Wednesday, November 12, 2014

Do Managers Eat Their Young?

Saturn Devouring His Son
I’ve become a skeptic regarding the power of knowledge. 

The remarkable trait of humans that separates us from the rest of the animal kingdom is our capacity to accumulate knowledge.  For example, I can tell children to not touch a hot stove.  This is a piece of knowledge that I’ve never experienced but I believe it to be true so I pass that knowledge along.

This is not so for other animals.  Watch a lioness teach her cubs to hunt.  All she can do is transfer her direct knowledge to those cubs.  She can’t sit around and say, “hey, I was talking with your aunt yesterday and she thinks it’s a good idea to stay away from the horns of the water buffalo.”

So we’re blessed with a special gift that has driven the history of humanity, right?  Well maybe “not so much.”  The human race has lots of knowledge that it constantly ignores: kids do touch hot stoves; 20% of American’s smoke; and our eating habits are so atrocious that the average American is 25 pounds heavier than in 1960.

The Myth of Listening
I bring this up because of a barrage of books, articles, and blogs I see that discuss the known virtues of “listening” – almost as a panacea for all that ails organizations.  We know that the simple improvisation technique of “… yes – and” performs miracles at work.  This simple technique invites diversity into the conversation and allows ideas to emerge, bump into other ideas, and become innovations that save the world. 

You don’t have to believe me, just read authors such as Stephen Johnson and his seminal book: Where Good Ideas Come From.

Yet managers consistently behave counter to this known wisdom.  In fact, my experience tells me that most “successful” executives are bad listeners.  They know how to control and they know how to direct.  Much of their success emanates from their capability to get things done by only listening to those who are on the same narrow path.

Why is this?  Why is asking a manager to listen akin to asking a diabetic to forego dessert?

I’m not sure that I have the definitive answer; however, I recently had an insight that let me form an opinion. Here it is.

The Myth of Saturn
I was in the Museo National del Prado in Madrid.  Spain is the home of Francisco Goya so I decided to learn what I could about this famous artist.  In so doing I stumbled into his period of Black Paintings.  I was specifically struck by his rendering of Saturn Eating One of His Sons.

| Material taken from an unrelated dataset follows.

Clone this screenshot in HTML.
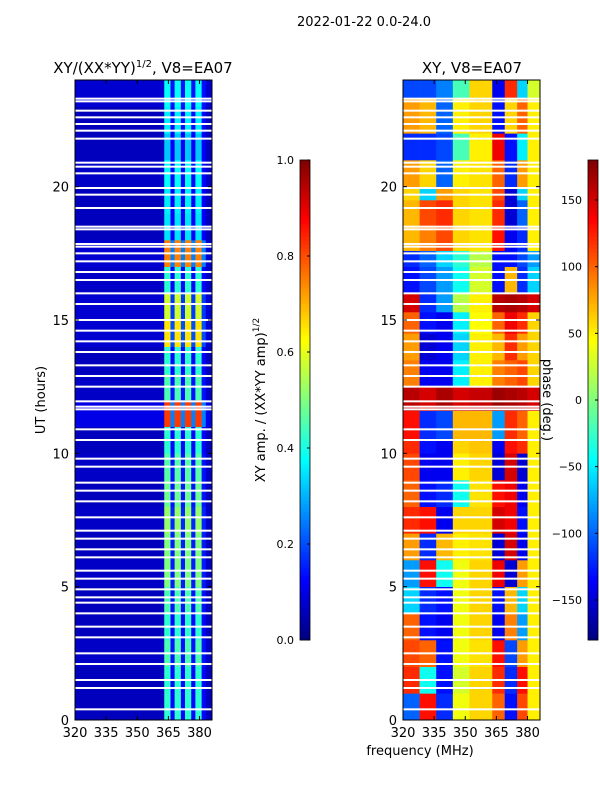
<!DOCTYPE html>
<html><head><meta charset="utf-8">
<style>
html,body{margin:0;padding:0;background:#fff;}
svg{display:block;font-family:"DejaVu Sans","Liberation Sans",sans-serif;}
</style></head>
<body>
<svg id="fig" width="600" height="800" viewBox="0 0 600 800" xmlns="http://www.w3.org/2000/svg">
<text x="364" y="26" font-size="13" text-anchor="middle">2022-01-22 0.0-24.0</text>
<text x="143" y="73" font-size="15" text-anchor="middle">XY/(XX*YY)<tspan font-size="10" dy="-6">1/2</tspan><tspan dy="6">, V8=EA07</tspan></text>
<text x="472" y="73" font-size="15" text-anchor="middle">XY, V8=EA07</text>
<g id="ampPlot"></g>
<g id="phasePlot"></g>
<g id="axes"></g>
<text x="45" y="400" font-size="13" text-anchor="middle" transform="rotate(-90 45 400)">UT (hours)</text>
<text x="420" y="755" font-size="13" text-anchor="middle">frequency (MHz)</text>
<text x="265" y="400" font-size="13" text-anchor="middle" transform="rotate(-90 265 400)">XY amp. / (XX*YY amp)<tspan font-size="9" dy="-6">1/2</tspan></text>
<text x="543" y="400" font-size="13" text-anchor="middle" transform="rotate(90 543 400)">phase (deg.)</text>
</svg>
<script>
// ---- data ----
const hours = [0,1,2,3,4,5,6,7,8,9,10,11,12,13,14,15,16,17,18,19,20,21,22,23];
const ampColEdges = [320,363,366,368,371,373,376,378,381,383,386];
const ampColType = ["bg","band","gap","band","gap","band","gap","band","gap","bg"];
const bandAmp = [0.42,0.42,0.45,0.42,0.45,0.5,0.5,0.52,0.48,0.46,0.42,0.82,0.45,0.42,0.65,0.58,0.42,0.75,0.35,0.36,0.38,0.32,0.36,0.38];
const gapAmp = [0.13,0.13,0.14,0.13,0.14,0.15,0.15,0.16,0.14,0.14,0.13,0.25,0.14,0.13,0.2,0.18,0.13,0.25,0.12,0.12,0.13,0.12,0.13,0.14];
const bgAmp = [0.06,0.06,0.07,0.06,0.06,0.07,0.06,0.07,0.06,0.07,0.06,0.1,0.07,0.06,0.08,0.08,0.07,0.08,0.06,0.06,0.07,0.06,0.06,0.08];
const phaseColEdges = [320,328,336,344,352,363,369,375,380,386];
const phaseRowEdges = [0,1,2,3,4,5,6,7,8,9,10,10.5,11.6,12.5,13.5,14.5,15.3,16,17,17.6,18.5,19.5,20,21,22,23.3,24];
const phaseVals = [
 [-100,130,-120,40,60,100,-130,110,50],
 [120,-40,-130,30,60,120,-120,130,50],
 [110,100,-130,40,55,130,-110,80,50],
 [100,-130,-140,40,60,-140,90,-80,50],
 [-60,-120,-130,40,60,-130,70,-60,50],
 [-80,130,-40,40,60,140,-150,80,50],
 [80,-120,70,50,55,-150,150,-140,50],
 [120,130,-140,60,60,150,140,-130,50],
 [100,-130,-120,-40,55,130,140,-140,50],
 [110,-140,-140,50,60,-150,150,-150,50],
 [120,-130,-140,60,65,-140,130,120,50],
 [130,-120,-110,70,70,-80,120,100,50],
 [160,150,165,150,155,170,165,160,150],
 [90,-140,-140,-50,50,90,100,110,60],
 [80,-150,-140,-60,50,70,120,80,60],
 [100,-130,-140,-50,45,100,140,120,60],
 [150,-120,-80,20,50,160,165,160,150],
 [-130,-110,-80,-40,30,-130,70,-120,-60],
 [-120,-100,-60,-30,20,-130,-130,-110,-80],
 [70,90,110,60,55,130,-140,-120,50],
 [70,110,120,60,55,120,-150,-100,50],
 [60,-60,80,60,55,110,-150,-60,50],
 [80,60,-100,50,55,100,-120,80,50],
 [-120,-120,-110,-20,50,140,-130,-50,50],
 [80,70,-100,50,60,-130,60,100,50],
 [-110,-110,-90,-20,60,-140,120,-60,30]
];
const gapHours = [23.3,23.2,22.85,22.6,22.35,22.1,21.8,20.9,20.75,20.5,19.95,19.7,19.2,18.5,18.4,17.85,17.75,17.5,17.2,16.8,16.5,16.0,15.6,15.0,14.6,14.2,13.8,13.3,12.9,12.5,11.95,11.75,11.65,10.9,10.5,9.8,9.5,8.9,8.6,8.2,7.6,7.1,6.8,6.4,6.1,5.6,5.3,4.9,4.6,4.4,4.0,3.5,3.1,2.5,2.1,1.5,1.2,0.4];
const yTicks = [0,5,10,15,20];
const xTicks = [320,335,350,365,380];
const ampCbTicks = [0.0,0.2,0.4,0.6,0.8,1.0];
const phaseCbTicks = [-150,-100,-50,0,50,100,150];

// ---- layout ----
const NS="http://www.w3.org/2000/svg";
const P1={x0:75,x1:212}, P2={x0:403,x1:540}, Y0=720, Y1=80;
const fMin=320,fMax=386;
const yScale=h=>Y0-(h/24)*(Y0-Y1);
const xScale=(P,f)=>P.x0+(f-fMin)/(fMax-fMin)*(P.x1-P.x0);
function jet(v){v=Math.max(0,Math.min(1,v));
 const r=Math.max(0,Math.min(1,1.5-Math.abs(4*v-3)));
 const g=Math.max(0,Math.min(1,1.5-Math.abs(4*v-2)));
 const b=Math.max(0,Math.min(1,1.5-Math.abs(4*v-1)));
 return `rgb(${Math.round(r*255)},${Math.round(g*255)},${Math.round(b*255)})`;}
function mk(tag,attrs,parent){const e=document.createElementNS(NS,tag);for(const k in attrs)e.setAttribute(k,attrs[k]);parent.appendChild(e);return e;}

const amp=document.getElementById('ampPlot');
const ph=document.getElementById('phasePlot');
const ax=document.getElementById('axes');

hours.forEach((h,i)=>{
 const yt=yScale(h+1), yb=yScale(h);
 for(let c=0;c<ampColType.length;c++){
  const t=ampColType[c];
  const v=t==="band"?bandAmp[i]:t==="gap"?gapAmp[i]:bgAmp[i];
  const x0=xScale(P1,ampColEdges[c]),x1=xScale(P1,ampColEdges[c+1]);
  const r=mk('rect',{x:x0,y:yt,width:x1-x0+0.3,height:yb-yt+0.3,fill:jet(v)},amp);
  
  
 }
});
phaseVals.forEach((row,i)=>{
 const yt=yScale(phaseRowEdges[i+1]), yb=yScale(phaseRowEdges[i]);
 for(let c=0;c<row.length;c++){
  const v=(row[c]+180)/360;
  const x0=xScale(P2,phaseColEdges[c]),x1=xScale(P2,phaseColEdges[c+1]);
  const r=mk('rect',{x:x0,y:yt,width:x1-x0+0.3,height:yb-yt+0.3,fill:jet(v)},ph);
  
  
 }
});
gapHours.forEach(g=>{
 [P1,P2].forEach(P=>{
  const r=mk('rect',{x:P.x0,y:yScale(g)-1,width:P.x1-P.x0,height:2,fill:'#fff'},ax);
  
  
 });
});
[P1,P2].forEach((P,pi)=>{
 const f=mk('rect',{x:P.x0,y:Y1,width:P.x1-P.x0,height:Y0-Y1,fill:'none',stroke:'#000','stroke-width':1},ax);
 
 
 yTicks.forEach(t=>{const y=yScale(t);
  mk('line',{x1:P.x0,x2:P.x0+4,y1:y,y2:y,stroke:'#000'},ax);
  mk('line',{x1:P.x1,x2:P.x1-4,y1:y,y2:y,stroke:'#000'},ax);
  const tx=mk('text',{x:P.x0-6,y:y+5,'font-size':13,'text-anchor':'end'},ax);tx.textContent=t;
  
  
 });
 xTicks.forEach(t=>{const x=xScale(P,t);
  mk('line',{x1:x,x2:x,y1:Y0,y2:Y0-4,stroke:'#000'},ax);
  mk('line',{x1:x,x2:x,y1:Y1,y2:Y1+4,stroke:'#000'},ax);
  const tx=mk('text',{x:x,y:Y0+17,'font-size':13,'text-anchor':'middle'},ax);tx.textContent=t;
  
  
 });
});
// colorbars
function colorbar(x,ticks,lo,hi,fmt,name){
 const g=mk('g',{},ax);
 
 
 const n=120,top=160,bot=640,w=10;
 for(let i=0;i<n;i++){const y=bot-(i+1)*(bot-top)/n;
  mk('rect',{x:x,y:y,width:w,height:(bot-top)/n+0.4,fill:jet((i+0.5)/n)},g);}
 mk('rect',{x:x,y:top,width:w,height:bot-top,fill:'none',stroke:'#000','stroke-width':0.8},g);
 ticks.forEach(t=>{const y=bot-(t-lo)/(hi-lo)*(bot-top);
  mk('line',{x1:x+w,x2:x+w-3,y1:y,y2:y,stroke:'#000'},g);
  const tx=mk('text',{x:x-6,y:y+4,'font-size':11,'text-anchor':'end'},g);tx.textContent=fmt(t);
  
  
 });
}
colorbar(300,ampCbTicks,0,1,t=>t.toFixed(1),'amp-colorbar');
colorbar(588,phaseCbTicks,-180,180,t=>t<0?'\u2212'+(-t):String(t),'phase-colorbar');
</script>
</body></html>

The mythology says that Saturn, who was the Roman god of time, would be deposed from power by one of his sons, just as Saturn deposed his father.  Saturn’s survival answer was simple; he would devour his sons as they were born.  However, through trickery one son, Jupiter, was hidden and did in fact bring Saturn his fate.

There are plenty of art experts who have interpreted this work; however, when I saw it I immediately saw organizational dynamics.  It gave me a possibility for why many managers do not listen.  Why managers don’t let go.  Why managers revel in being the smartest person in the room.  Why managers feel the compulsion to have the final word with the final answer.

I know I’m speculating but am I really that far off the mark?  Managers like to be in control.  They fear randomness and chaos.  When ideas other than their own come to the table the idea and the advocate are threats – not just to the issue at hand but to the security of the manager’s job.  The young are seen as challengers to the manager’s ESP – Ego, Status, and Power.  Survivalism trumps listening.


That’s just my opinion, I could be wrong.